The apostle Paul wrote this letter from a Roman prison, likely chained to a guard while awaiting trial on charges that could have cost him his life. That context matters enormously: this is not armchair philosophy about positive thinking. The word 'learned' is the key — Paul is saying contentment wasn't natural to him or handed to him fully formed. It was acquired through lived experience, through years of swinging between genuine destitution and surprising abundance. The Greek word behind 'content' — autarkeia — carries the sense of an inner stability that isn't hostage to outer circumstances. Paul is describing a hard-won steadiness, a secret discovered not in spite of hardship and plenty but through both of them together.

Prayer

God, I confess I am far better at wanting than at having, and sometimes better at having than at being grateful. Teach me the slow, hard lesson of contentment — not complacency, but peace; not resignation, but trust. You are enough. Let me actually live like that. Amen.

Reflection

We talk about contentment as though it's a personality trait — something certain people are just wired with and others will never quite reach. Paul dismantles that idea in a single sentence.

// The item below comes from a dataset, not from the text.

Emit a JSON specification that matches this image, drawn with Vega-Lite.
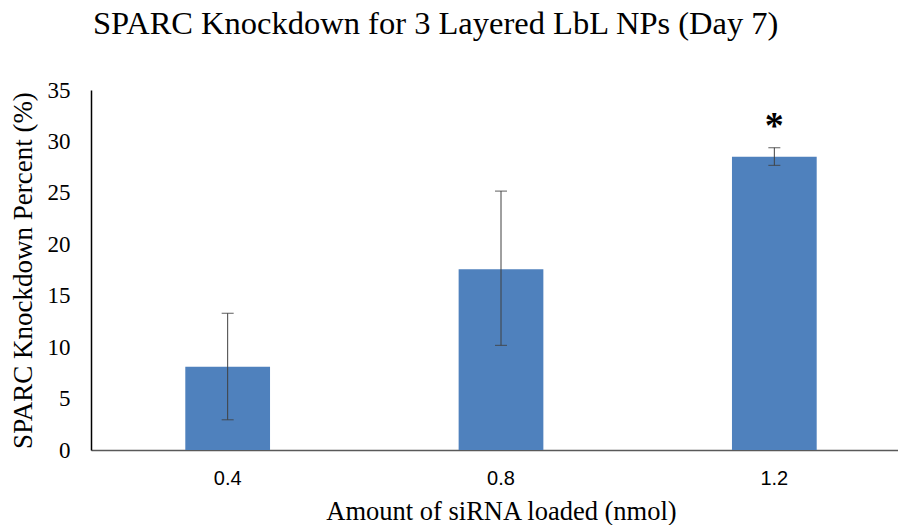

He doesn't say 'I *have* contentment.' He says 'I have *learned* contentment.' And the school he attended was brutal: shipwrecks, beatings he nearly didn't survive, nights without food, years in chains — and then, at other moments, genuine abundance that could just as easily have corrupted him. He learned in all of it. That means the restlessness you feel when life isn't where you want it — the low hum of comparison, the waiting that feels like it's eating you alive, the dissatisfaction that follows you even into good seasons — that's not a character flaw. It might be the curriculum. Contentment isn't found by finally arriving at the circumstances you've been waiting for. It's forged in the gap between what you have and what you wish for. What are you in the middle of right now that you've only been trying to escape — and what if it's actually teaching you something you couldn't learn any other way?

Discussion Questions

1

Paul calls contentment a 'secret' — what do you think that secret actually is, based on everything you know about his life?

2

Which is harder for you personally: being content during times of scarcity and struggle, or during times of abundance and ease? What does that reveal about you?

3

Is contentment the same thing as passive acceptance, or even indifference to injustice? Where is the line between genuine peace and just giving up?

4

How does someone who has genuinely found contentment treat the people around them differently than someone who is chronically dissatisfied?

5

Name one specific area of your life right now where discontentment is loudest — and what would one concrete, small step toward contentment look like in the next seven days?